#008 - What Are Coffee Prices Telling Us?
- renatostivanin
- Jan 25
- 2 min read
Updated: Jan 26
During these unique moments, information is more valuable than ever.
We would rather be writing about the flavour and quality of our beans from Brazil. Maybe better, we would like to talk about the impact on the environmental and local communities.
However, positive impact starts with access to information. This theme is important.
Each commodity has its futures curve, traded on exchanges such as ICE. Under normal circumstances, shorter contracts have lower prices than longer contracts. So that arbitrators can profit by:
buying the shorter contracts (lets say delivering in 1 month)
paying carrying costs (such as insurance, warehousing and capital costs)
selling the longer contract (lets say delivering in 6 months)
That is good for business.
The problem is that coffee futures have been inverted for a while.

When short-term prices rise due to supply restrictions, longer-term contracts tend not to follow, creating a negative premium for carrying that commodity.
It simply becomes too expensive to hold inventories.
In the case of coffee, international traders are not taking the coffee from producing countries to consuming countries. Inventory levels in Europe are reaching the lowest levels ever. Meanwhile, producers are holding an unsustainable level of inventory, exposed to several unbearable risks - such as robbery.

What are the markets telling coffee roasters?
The market is saying futures prices will fall. Traders and distributors are not buying to rebuild their inventories. They prefer to wait.
Roasters should be patient and keep buying slowly, holding low inventory levels, equivalent to just a few weeks or months of consumption.
What are we trying to tell producers?
Enjoy it.
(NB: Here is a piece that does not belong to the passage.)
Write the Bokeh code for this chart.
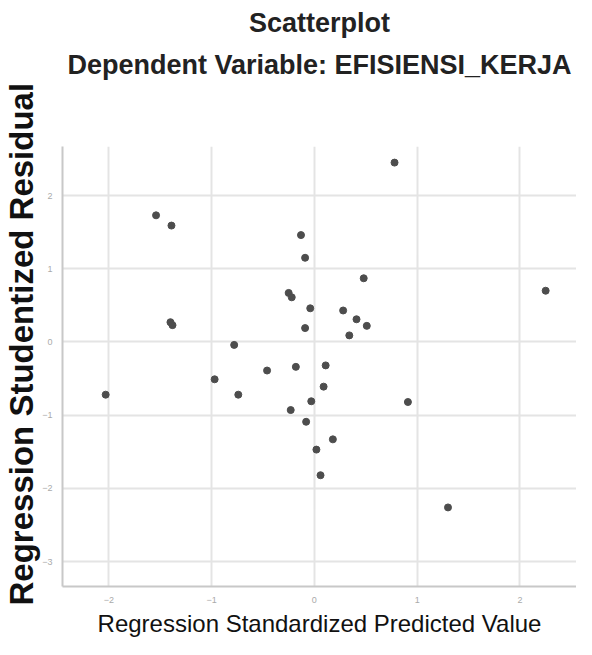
from bokeh.plotting import figure
from bokeh.models import Title, Range1d, FixedTicker
from bokeh.embed import file_html
from bokeh.resources import INLINE

pred = [-1.54, -1.39, -0.25, -0.22, -1.40, -1.38, -0.78, 0.78, -0.13, -0.09,
        0.48, -0.04, 0.28, 0.41, 0.51, -0.09, 0.34, 2.25, -0.18, 0.11,
        0.09, -0.03, -0.23, -0.08, 0.18, 0.02, 0.06, 0.91, 1.30, -2.03,
        -0.97, -0.74, -0.46]
resid = [1.73, 1.59, 0.67, 0.61, 0.27, 0.23, -0.04, 2.45, 1.46, 1.15,
         0.87, 0.46, 0.43, 0.31, 0.22, 0.19, 0.09, 0.70, -0.34, -0.32,
         -0.61, -0.81, -0.93, -1.09, -1.33, -1.47, -1.82, -0.82, -2.26, -0.72,
         -0.51, -0.72, -0.39]
x_ticks = [-2, -1, 0, 1, 2]
y_ticks = [-3, -2, -1, 0, 1, 2]

title_line1 = "Scatterplot"
title_line2 = "Dependent Variable: EFISIENSI_KERJA"
x_label = "Regression Standardized Predicted Value"
y_label = "Regression Studentized Residual"

FONT = "Liberation Sans"

p = figure(width=576, height=639, output_backend="svg", toolbar_location=None,
           x_range=Range1d(-2.45, 2.55), y_range=Range1d(-3.34, 2.67),
           min_border_left=0, min_border_right=0, min_border_top=0,
           min_border_bottom=0)

t1 = Title(text=title_line1, align="center", text_font=FONT,
           text_font_size="27px", text_font_style="bold", text_color="#222222",
           standoff=10, offset=-6)
t2 = Title(text=title_line2, align="center", text_font=FONT,
           text_font_size="27px", text_font_style="bold", text_color="#222222",
           standoff=10, offset=-6)
spacer = Title(text=" ", text_font_size="5px", standoff=54)
p.title = t1
p.above = [spacer, t2]

ty = Title(text=y_label, align="left", text_font=FONT,
           text_font_size="33px", text_font_style="bold", text_color="#111111",
           standoff=0, offset=-19)
p.add_layout(ty, "left")

p.outline_line_color = None
p.background_fill_color = "white"

for ax in (p.xaxis[0], p.yaxis[0]):
    ax.axis_line_color = "#c8c8c8"
    ax.axis_line_width = 2
    ax.major_tick_line_color = None
    ax.minor_tick_line_color = None
    ax.major_label_text_font_size = "9px"
    ax.major_label_text_color = "#aaaaaa"
    ax.major_label_standoff = 4

p.xaxis[0].ticker = FixedTicker(ticks=x_ticks)
p.yaxis[0].ticker = FixedTicker(ticks=y_ticks)
p.xaxis[0].axis_label = x_label
p.xaxis[0].axis_label_text_font = FONT
p.xaxis[0].axis_label_text_font_size = "24px"
p.xaxis[0].axis_label_text_font_style = "normal"
p.xaxis[0].axis_label_text_color = "#111111"
p.xaxis[0].axis_label_standoff = 4

p.xgrid.grid_line_color = "#e4e4e4"
p.ygrid.grid_line_color = "#e4e4e4"
p.xgrid.grid_line_width = 2
p.ygrid.grid_line_width = 2
p.xgrid.ticker = FixedTicker(ticks=x_ticks)
p.ygrid.ticker = FixedTicker(ticks=y_ticks)

p.scatter(pred, resid, size=7, color="#4d4d4d")

open("out.html", "w").write(file_html(p, INLINE))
This is time to sell. This too shall pass!!
__________________________
Coffee Market Weekly Newsletter:
- NY Coffee C Futures: +0.92% weekly at U$ 350.90 cents/lb.
- B3 Coffee (USD): +0.77% weekly at U$ 432.30 / bag
- BRL/USD FX: +1.5% weekly
- 20' Freight Proxy (Santos-Rotterdam): -4% weekly
Key Highlights:
Robusta prices surged domestically in Vietnam.
US consumer coffee costs reached a record $6.776/lb.
The market stabilizes; climate drives high prices.
Sustainability certifications gain focus amid modest rises.